Once John Moore, 53, of Olathe, Kan., reached the frequency he wanted, he adjusted his old Telex headphones and lifted a microphone to his face.

"C-Q, C-Q, November-five-Romeo," Moore said. "Special events station aboard the USS Razorback. C-Q, C-Q."

Moore was using his Yaesu brand radio and the submarine's original whip antenna to contact other radio operators -- "C-Q" in radio-speak means "I seek you" -- to tell them about the Razorback's World War II history. He and a fellow amateur radio operator, Don Whitney, also of the Kansas City, Kan., area, traveled to North Little Rock to broadcast from the submarine on the 70th anniversary of Japan's formal surrender at Tokyo Bay, which marked the end of World War II.

The Razorback was one of 12 submarines nested in Tokyo Bay on Sept. 2, 1945, and it is one of only two still remaining. The other is the USS Cavalla, which is now berthed at Seawolf Park in Galveston, Texas.

"With it being the 70th anniversary of the surrender today, I wanted to come down here and operate from this living piece of history," Moore said. "What I want to be able to do is tell the story, because so few people know it.
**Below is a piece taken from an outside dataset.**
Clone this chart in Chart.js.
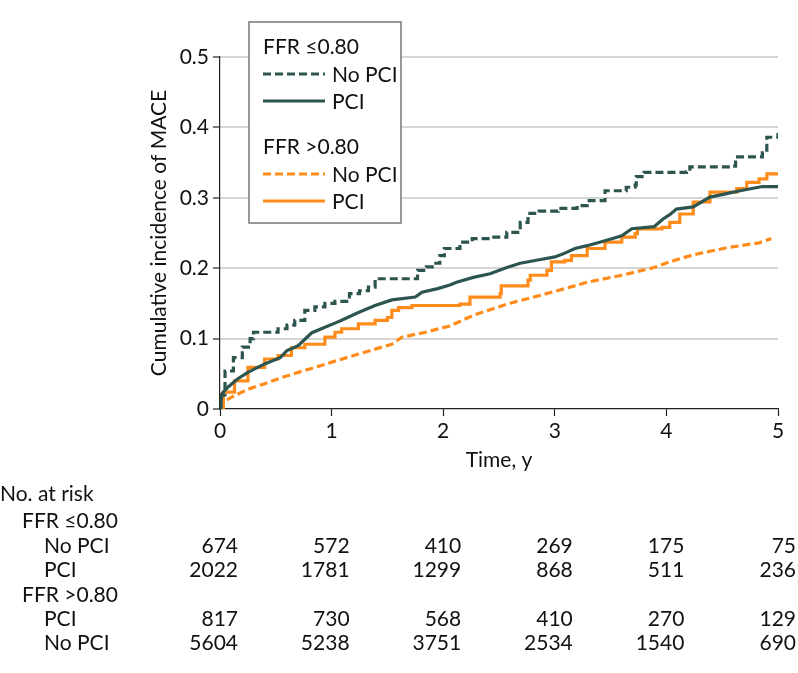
<!DOCTYPE html>
<html>
<head>
<meta charset="utf-8">
<script src="https://cdn.jsdelivr.net/npm/chart.js@4.4.1/dist/chart.umd.min.js"></script>
<style>
  body { margin: 0; background: #fff; }
  #wrap { position: relative; width: 798px; height: 673px; font-family: Lato, 'Open Sans', sans-serif; color: #111; }
  #chart { position: absolute; left: 0; top: 0; }
  .risk { position: absolute; font-size: 21px; line-height: 24px; white-space: nowrap; }
  .num { text-align: right; }
</style>
</head>
<body>
<div id="wrap">
  <canvas id="chart" width="798" height="673"></canvas>
</div>
<script>
const FONT = 'Lato, "Open Sans", sans-serif';
const FS = 21;
const GREEN = '#2d5550';
const ORANGE = '#ff8c1a';

// FFR <=0.80, no PCI
const lowNoPciT = [0, 0.01, 0.045, 0.12, 0.2, 0.27, 0.3, 0.52, 0.6, 0.67, 0.76, 0.85, 0.94, 1.03, 1.16, 1.25, 1.33, 1.39, 1.68, 1.77, 1.85, 1.92, 1.97, 2.01, 2.15, 2.26, 2.42, 2.57, 2.69, 2.76, 2.86, 3.03, 3.2, 3.29, 3.45, 3.6, 3.64, 3.72, 3.73, 3.8, 4.18, 4.21, 4.59, 4.62, 4.86, 4.9, 5.0];
const lowNoPciY = [0, 0.02, 0.054, 0.073, 0.088, 0.10, 0.109, 0.114, 0.119, 0.126, 0.14, 0.145, 0.15, 0.153, 0.164, 0.168, 0.173, 0.185, 0.185, 0.197, 0.202, 0.207, 0.218, 0.228, 0.237, 0.242, 0.244, 0.251, 0.265, 0.278, 0.281, 0.285, 0.289, 0.296, 0.31, 0.31, 0.315, 0.318, 0.33, 0.336, 0.337, 0.344, 0.345, 0.358, 0.364, 0.386, 0.392];

// FFR <=0.80, PCI
const lowPciT = [0, 0.02, 0.07, 0.16, 0.25, 0.4, 0.54, 0.6, 0.7, 0.82, 0.94, 1.03, 1.09, 1.24, 1.39, 1.54, 1.75, 1.81, 1.95, 2.06, 2.12, 2.27, 2.42, 2.57, 2.69, 2.86, 3.0, 3.07, 3.18, 3.29, 3.45, 3.6, 3.69, 3.89, 3.97, 4.03, 4.09, 4.24, 4.39, 4.54, 4.66, 4.86, 5.0];
const lowPciY = [0, 0.022, 0.031, 0.043, 0.052, 0.064, 0.073, 0.083, 0.09, 0.108, 0.116, 0.122, 0.126, 0.137, 0.147, 0.155, 0.159, 0.166, 0.171, 0.176, 0.18, 0.187, 0.192, 0.201, 0.207, 0.212, 0.216, 0.22, 0.228, 0.232, 0.239, 0.246, 0.256, 0.259, 0.27, 0.276, 0.284, 0.287, 0.301, 0.306, 0.31, 0.316, 0.316];

// FFR >0.80, PCI
const highPciT = [0, 0.03, 0.13, 0.25, 0.4, 0.52, 0.64, 0.76, 0.94, 1.03, 1.09, 1.24, 1.39, 1.5, 1.54, 1.6, 1.72, 2.15, 2.24, 2.51, 2.52, 2.76, 2.78, 2.93, 2.97, 3.09, 3.15, 3.29, 3.45, 3.6, 3.72, 3.74, 3.96, 4.03, 4.12, 4.24, 4.39, 4.63, 4.72, 4.83, 4.9, 5.0];
const highPciY = [0, 0.024, 0.04, 0.059, 0.071, 0.076, 0.087, 0.092, 0.102, 0.109, 0.114, 0.121, 0.126, 0.13, 0.14, 0.144, 0.147, 0.149, 0.159, 0.164, 0.175, 0.183, 0.19, 0.197, 0.209, 0.211, 0.218, 0.228, 0.237, 0.244, 0.249, 0.256, 0.258, 0.265, 0.277, 0.294, 0.308, 0.313, 0.322, 0.327, 0.334, 0.334];

// FFR >0.80, no PCI
const highNoPciT = [0, 0.03, 0.13, 0.25, 0.4, 0.56, 0.7, 0.85, 1.03, 1.24, 1.54, 1.63, 1.84, 2.06, 2.27, 2.57, 2.86, 3.09, 3.29, 3.6, 3.89, 4.03, 4.24, 4.54, 4.83, 4.94];
const highNoPciY = [0, 0.01, 0.019, 0.028, 0.036, 0.045, 0.052, 0.059, 0.068, 0.078, 0.092, 0.102, 0.109, 0.118, 0.133, 0.149, 0.161, 0.171, 0.18, 0.19, 0.201, 0.209, 0.219, 0.229, 0.236, 0.242];

// number at risk table
const riskYears = [0, 1, 2, 3, 4, 5];
const riskLowNoPci = [674, 572, 410, 269, 175, 75];
const riskLowPci = [2022, 1781, 1299, 868, 511, 236];
const riskHighPci = [817, 730, 568, 410, 270, 129];
const riskHighNoPci = [5604, 5238, 3751, 2534, 1540, 690];

const pts = (t, y) => t.map((v, i) => ({ x: v, y: y[i] }));

function line(label, t, y, color, dashed, stepped) {
    return {
        label: label,
        data: pts(t, y),
        borderColor: color,
        borderWidth: 3.2,
        borderDash: dashed ? [8, 4] : [],
        stepped: stepped,
        pointRadius: 0,
        fill: false
    };
}

// legend with two group headings, drawn on the canvas
const legendBox = {
    id: 'legendBox',
    afterDraw(chart) {
        const ctx = chart.ctx;
        const a = chart.chartArea;
        const x0 = a.left + 29, y0 = a.top - 35, w = 152, h = 201;
        ctx.save();
        ctx.fillStyle = '#fff';
        ctx.fillRect(x0, y0, w, h);
        ctx.strokeStyle = '#777';
        ctx.lineWidth = 1.5;
        ctx.strokeRect(x0, y0, w, h);
        ctx.font = FS + 'px ' + FONT;
        ctx.fillStyle = '#111';
        ctx.textBaseline = 'middle';
        const rows = [
            { y: 25, head: 'FFR \u22640.80' },
            { y: 52, color: GREEN, dash: [8, 4], text: 'No PCI' },
            { y: 79, color: GREEN, dash: [], text: 'PCI' },
            { y: 125, head: 'FFR >0.80' },
            { y: 152, color: ORANGE, dash: [8, 4], text: 'No PCI' },
            { y: 179, color: ORANGE, dash: [], text: 'PCI' }
        ];
        rows.forEach(r => {
            if (r.head) {
                ctx.fillText(r.head, x0 + 14, y0 + r.y);
                return;
            }
            ctx.beginPath();
            ctx.setLineDash(r.dash);
            ctx.strokeStyle = r.color;
            ctx.lineWidth = 3.2;
            ctx.moveTo(x0 + 14, y0 + r.y);
            ctx.lineTo(x0 + 76, y0 + r.y);
            ctx.stroke();
            ctx.setLineDash([]);
            ctx.fillText(r.text, x0 + 83, y0 + r.y + 1);
        });
        ctx.restore();
    }
};

const chart = new Chart(document.getElementById('chart'), {
    type: 'line',
    data: {
        datasets: [
            line('FFR \u22640.80 No PCI', lowNoPciT, lowNoPciY, GREEN, true, true),
            line('FFR \u22640.80 PCI', lowPciT, lowPciY, GREEN, false, false),
            line('FFR >0.80 No PCI', highNoPciT, highNoPciY, ORANGE, true, false),
            line('FFR >0.80 PCI', highPciT, highPciY, ORANGE, false, true)
        ]
    },
    options: {
        responsive: false,
        animation: false,
        layout: { padding: { left: 143, right: 20, top: 57, bottom: 198 } },
        plugins: { legend: { display: false }, tooltip: { enabled: false } },
        scales: {
            x: {
                type: 'linear',
                min: 0, max: 5,
                ticks: { stepSize: 1, color: '#111', font: { family: FONT, size: FS }, padding: 3 },
                grid: { drawOnChartArea: false, drawTicks: true, tickLength: 7, tickColor: '#222', tickWidth: 1.2 },
                border: { color: '#222', width: 1.2 },
                title: { display: true, text: 'Time, y', color: '#111', font: { family: FONT, size: FS }, padding: { top: 4, bottom: 2 } },
                afterFit: s => { s.height = 66; }
            },
            y: {
                min: 0, max: 0.5,
                ticks: {
                    stepSize: 0.1, color: '#111', font: { family: FONT, size: FS }, padding: 4,
                    callback: v => v === 0 ? '0' : v.toFixed(1)
                },
                grid: {
                    color: c => c.tick && c.tick.value === 0 ? 'rgba(0,0,0,0)' : '#d6d6d6',
                    lineWidth: 2, tickLength: 7, tickColor: '#222', tickWidth: 1.2
                },
                border: { color: '#222', width: 1.2 },
                title: { display: true, text: 'Cumulative incidence of MACE', color: '#111', font: { family: FONT, size: FS }, padding: { top: 4, bottom: 4 } },
                afterFit: s => { s.width = 77; }
            }
        }
    },
    plugins: [legendBox]
});

// number at risk rows, columns lined up with the x axis ticks
const wrap = document.getElementById('wrap');
const riskRows = [
    { label: 'No. at risk', indent: 0, y: 493 },
    { label: 'FFR \u22640.80', indent: 22, y: 520 },
    { label: 'No PCI', indent: 44, y: 545, vals: riskLowNoPci },
    { label: 'PCI', indent: 44, y: 569, vals: riskLowPci },
    { label: 'FFR >0.80', indent: 22, y: 594 },
    { label: 'PCI', indent: 44, y: 618, vals: riskHighPci },
    { label: 'No PCI', indent: 44, y: 642, vals: riskHighNoPci }
];
riskRows.forEach(r => {
    const d = document.createElement('div');
    d.className = 'risk';
    d.style.left = r.indent + 'px';
    d.style.top = (r.y - 12) + 'px';
    d.textContent = r.label;
    wrap.appendChild(d);
    if (!r.vals) return;
    r.vals.forEach((v, i) => {
        const n = document.createElement('div');
        n.className = 'risk num';
        const right = chart.scales.x.getPixelForValue(riskYears[i]) + 18;
        n.style.left = (right - 80) + 'px';
        n.style.width = '80px';
        n.style.top = (r.y - 12) + 'px';
        n.textContent = v;
        wrap.appendChild(n);
    });
});
</script>
</body>
</html>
Everybody knows that we won the war. Japan surrendered, we won the war. But one of the biggest reasons why was the men who went to sea on submarines just like this. The thing we can't forget is they paid an extremely high price."

According to the San Francisco Maritime National Park Association, 52 U.S. submarines were destroyed in World War II and about 3,500 crew members were killed. The U.S. fleet of submarines was responsible for more than 50 percent of the Japanese ships that were sunk.

The Razorback first launched in 1944 and conducted five combat patrols during the war, according to the website of the Arkansas Inland Maritime Museum, where the submarine sits. It sank Japanese vessels and captured Japanese prisoners of war.

A photo at the museum shows the USS Proteus, a ship that supplied and supported submarines, flanked on each side by six submarines. The Razorback was tethered to the USS Pilotfish on one side and the USS Runner on the other.

About an hour into his broadcast Wednesday, Moore had talked to people in Kansas, New Jersey and Benton. He then found his fourth contact, a man from Connecticut who said after talking to Moore, "I'd love to visit the Razorback one day. That would be a pleasure. Over."

Whitney and Joseph Mathis, a Navy veteran who served as a radio operator aboard three submarines from 1984 to 2002, squeezed into the radio room with Moore, listening in and helping keep track of contacts he made throughout the day.

Mathis, 54, now works at the Arkansas Inland Maritime Museum. He said the Razorback's 1960s-era radio equipment ceased working several years ago.

"I don't get to do this type of thing very often," Mathis said. "Some of this equipment still works but not enough to transmit. To have somebody come down here with their equipment, it's fun."

For Moore -- a history buff, a radio hobbyist, a former crew member aboard the USS Ohio submarine and the grandson of a former submarine crew member -- broadcasting from the Razorback on Wednesday was exactly how he wanted to commemorate the anniversary of the end of World War II.

"It's fascinating to me to think that this very place where I'm sitting, 70 years ago was sitting in Tokyo Bay," Moore said. "It's a privilege to be able to operate from onboard the submarine and to remember the service and the sacrifice of the men who put boats like this at sea."